[START EXTRACTED INFORMATION]
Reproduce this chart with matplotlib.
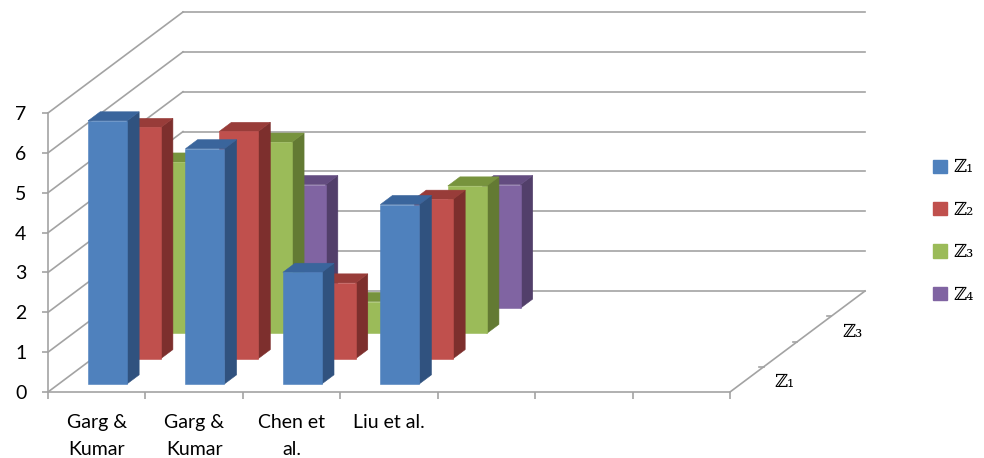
import numpy as np
import matplotlib.pyplot as plt
from matplotlib.patches import Polygon, Patch

# categories along the front axis (last three slots are empty)
categories = ["Garg &\nKumar", "Garg &\nKumar", "Chen et\nal.", "Liu et al.", "", "", ""]
series = ["\u2124\u2081", "\u2124\u2082", "\u2124\u2083", "\u2124\u2084"]

z1 = [6.6, 5.9, 2.8, 4.5]
z2 = [5.8, 5.7, 1.9, 4.0]
z3 = [4.3, 4.8, 0.8, 3.7]
z4 = [np.nan, 3.1, np.nan, 3.1]
values = [z1, z2, z3, z4]

front_cols = ["#4F81BD", "#C0504D", "#9BBB59", "#8064A2"]
top_cols = ["#3A659C", "#983C39", "#77933D", "#634C80"]
side_cols = ["#30527F", "#7D2F2D", "#637A33", "#523F6A"]

grid_col = "#A3A3A3"
z_font = ["DejaVu Serif", "DejaVu Sans"]

# oblique offset of one depth slot, in (category, value) units
kx, ky = 0.3464, 0.6335
n_depth = len(series)
n_cat = len(categories)
bar_w = 0.4
bar_d = 0.36

fig = plt.figure(figsize=(9.84, 4.58), dpi=100)
ax = fig.add_axes([48 / 984, 66 / 458, 682 / 984, 279 / 458])
ax.set_xlim(0, n_cat)
ax.set_ylim(0, 7)

def proj(x, v, d):
    return (x + d * kx, v + d * ky)

# back wall, left wall and floor lines
D = n_depth
for v in range(8):
    a = proj(0, v, D)
    b = proj(n_cat, v, D)
    ax.plot([a[0], b[0]], [a[1], b[1]], color=grid_col, lw=1.2, clip_on=False, zorder=1)
    ax.plot([0, a[0]], [v, a[1]], color=grid_col, lw=1.2, clip_on=False, zorder=1)
e = proj(n_cat, 0, D)
ax.plot([n_cat, e[0]], [0, e[1]], color=grid_col, lw=1.2, clip_on=False, zorder=1)
for d in range(1, D):
    p = proj(n_cat, 0, d)
    ax.plot([p[0] - 0.045, p[0]], [p[1], p[1]], color=grid_col, lw=1.2, clip_on=False, zorder=1)

# depth axis labels (every other series)
for i, name in enumerate(series):
    if i % 2:
        continue
    p = proj(n_cat, 0, i + 0.5)
    ax.text(p[0] + 0.39, p[1] - 0.07, name, fontsize=13, ha="center", va="center",
            family=z_font, color="black")

# 3D columns, drawn back to front
z = 2
for s in reversed(range(n_depth)):
    for c, v in enumerate(values[s]):
        if np.isnan(v):
            continue
        x0 = c + (1 - bar_w) / 2
        x1 = x0 + bar_w
        d0 = s + (1 - bar_d) / 2
        d1 = d0 + bar_d
        front = [proj(x0, 0, d0), proj(x1, 0, d0), proj(x1, v, d0), proj(x0, v, d0)]
        side = [proj(x1, 0, d0), proj(x1, 0, d1), proj(x1, v, d1), proj(x1, v, d0)]
        top = [proj(x0, v, d0), proj(x1, v, d0), proj(x1, v, d1), proj(x0, v, d1)]
        for pts, col in ((side, side_cols[s]), (top, top_cols[s]), (front, front_cols[s])):
            ax.add_patch(Polygon(pts, closed=True, facecolor=col, edgecolor=col,
                                 lw=0.4, clip_on=False, zorder=z))
        z += 1

# front axes
for sp in ["top", "right"]:
    ax.spines[sp].set_visible(False)
for sp in ["left", "bottom"]:
    ax.spines[sp].set_color(grid_col)
    ax.spines[sp].set_linewidth(1.2)
    ax.spines[sp].set_zorder(1)

ax.set_yticks(range(8))
ax.set_yticklabels([str(v) for v in range(8)])
ax.tick_params(axis="y", length=4.5, width=1.2, color=grid_col, pad=11,
               labelsize=14, labelcolor="black")
for lab in ax.get_yticklabels():
    lab.set_family(["Lato", "DejaVu Sans"])

ax.set_xticks(range(n_cat + 1))
ax.set_xticklabels([])
ax.tick_params(axis="x", which="major", length=5, width=1.2, color=grid_col)
ax.set_xticks(np.arange(n_cat) + 0.5, minor=True)
ax.set_xticklabels(categories, minor=True)
ax.tick_params(axis="x", which="minor", length=0, pad=16, labelsize=14, labelcolor="black")
for lab in ax.get_xticklabels(minor=True):
    lab.set_family(["Lato", "DejaVu Sans"])
    lab.set_linespacing(1.7)

handles = [Patch(facecolor=front_cols[i], edgecolor=front_cols[i], label=series[i])
           for i in range(n_depth)]
leg = fig.legend(handles=handles, loc="center left", bbox_to_anchor=(933 / 984, 1 - 231 / 458),
                 frameon=False, fontsize=13, handlelength=0.75, handleheight=0.75,
                 handletextpad=0.4, labelspacing=1.35, borderpad=0, borderaxespad=0)
for t in leg.get_texts():
    t.set_family(z_font)
    t.set_color("black")

fig.savefig("out.png", dpi=100)
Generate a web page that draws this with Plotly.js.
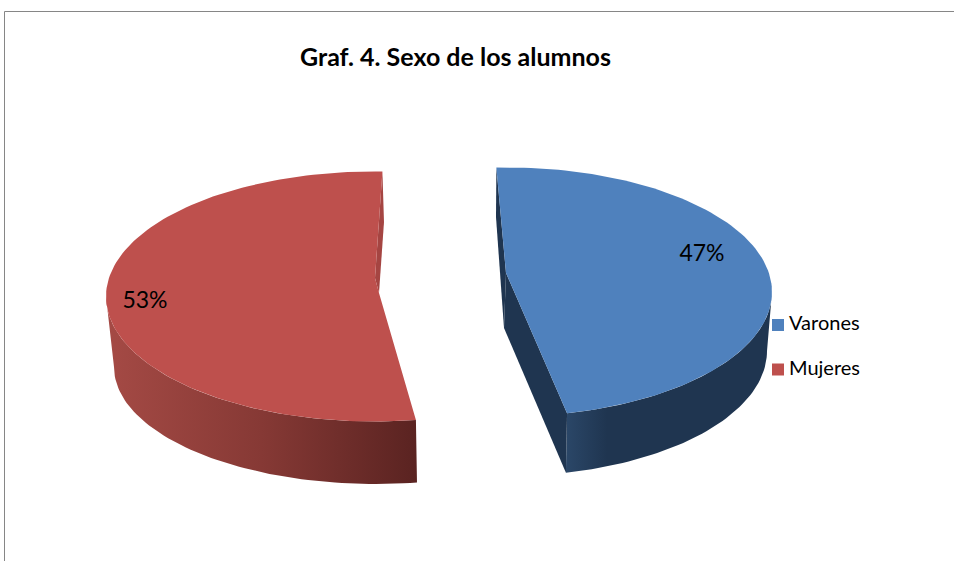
[END EXTRACTED INFORMATION]
TASK -> Find all lines where the word "with" appears. Copy them.

THE REPLY ->
Reproduce this chart with matplotlib.
Generate a web page that draws this with Plotly.js.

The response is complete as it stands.